Step 5: Dry Fit the Pieces
Before starting to glue any woodworking project together, it is a good idea to dry-fit the pieces together to make sure everything is cut as expected, and that none of the measurements or calculations were flawed. I had to trim down a few fingers and deepen a few notches, and was very glad that I hadn't already applied glue! It may be necessary to modify your CAD files and re-print one or more pieces at this point.
Don't worry too much if the joints are a little stiff when dry fitting them. They'll slide together better once they have glue on them. You may snap pieces when dry fitting joints that are too tight, though, so be realistic about whether or not your pieces fit together properly.
As you fit the pieces together, take note of the order in which the pieces need to be assembled. In my case, I have to assemble the interior dividers and mount them to the base before adding the edge pieces.
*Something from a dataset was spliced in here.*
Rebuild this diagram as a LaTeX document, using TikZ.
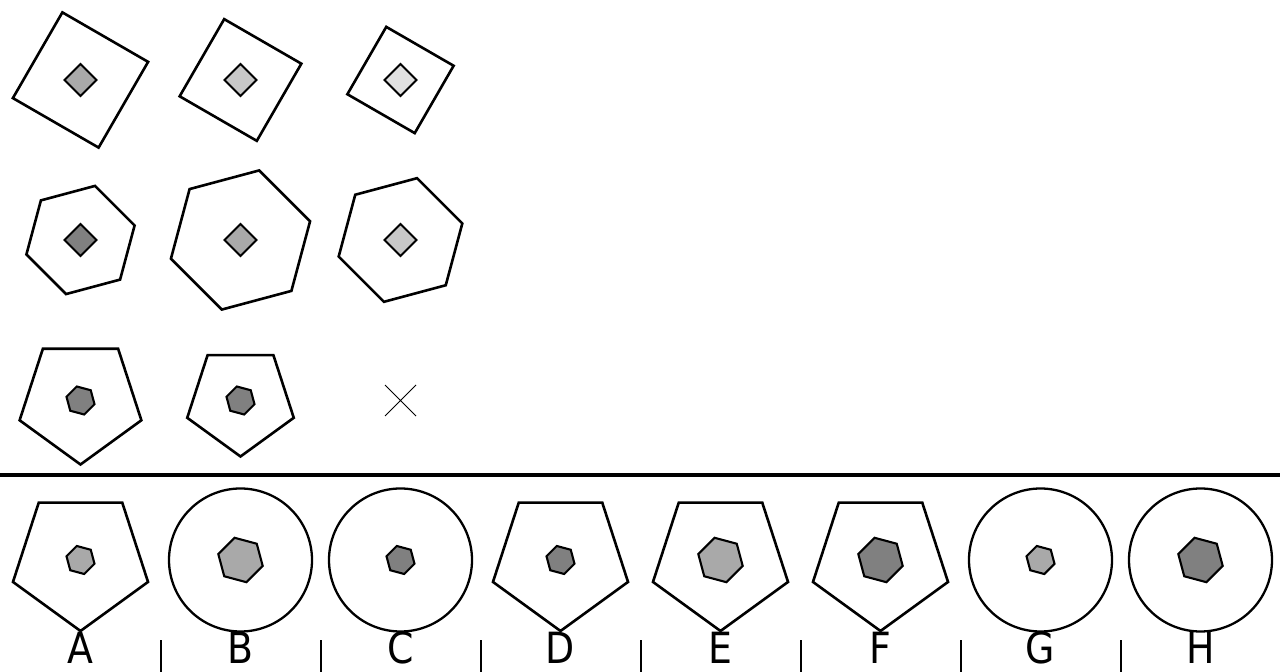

Discovering this after having already glued on the edge pieces would be disastrous!
Step 6: Glue the Pieces Together
Keeping in mind the order in which the pieces need to be assembled, apply glue to the faces of the fingers of two abutting pieces. You should apply enough glue to cover the faces of the joint, but not so much that it squeezes out all over when you push them together.
Firmly push the two pieces together until the joint is completely seated. Wipe up any excess glue that was forced out of the joint.
Repeat the process for the remaining pieces of the box. Ensure that the pieces are square to each other as you go since the first joints may dry before the box is completely assembled. Once the box is fully assembled, clamp the edges together to prevent the joints from pushing apart before they dry completely. If your box is fairly complex, it may be best to do the gluing in more than one session in order to properly clamp each joint. I glued the interior dividers to the bottom of my box and "clamped" it using a stack of books. After it had dried I went ahead and glued on the sides of the box.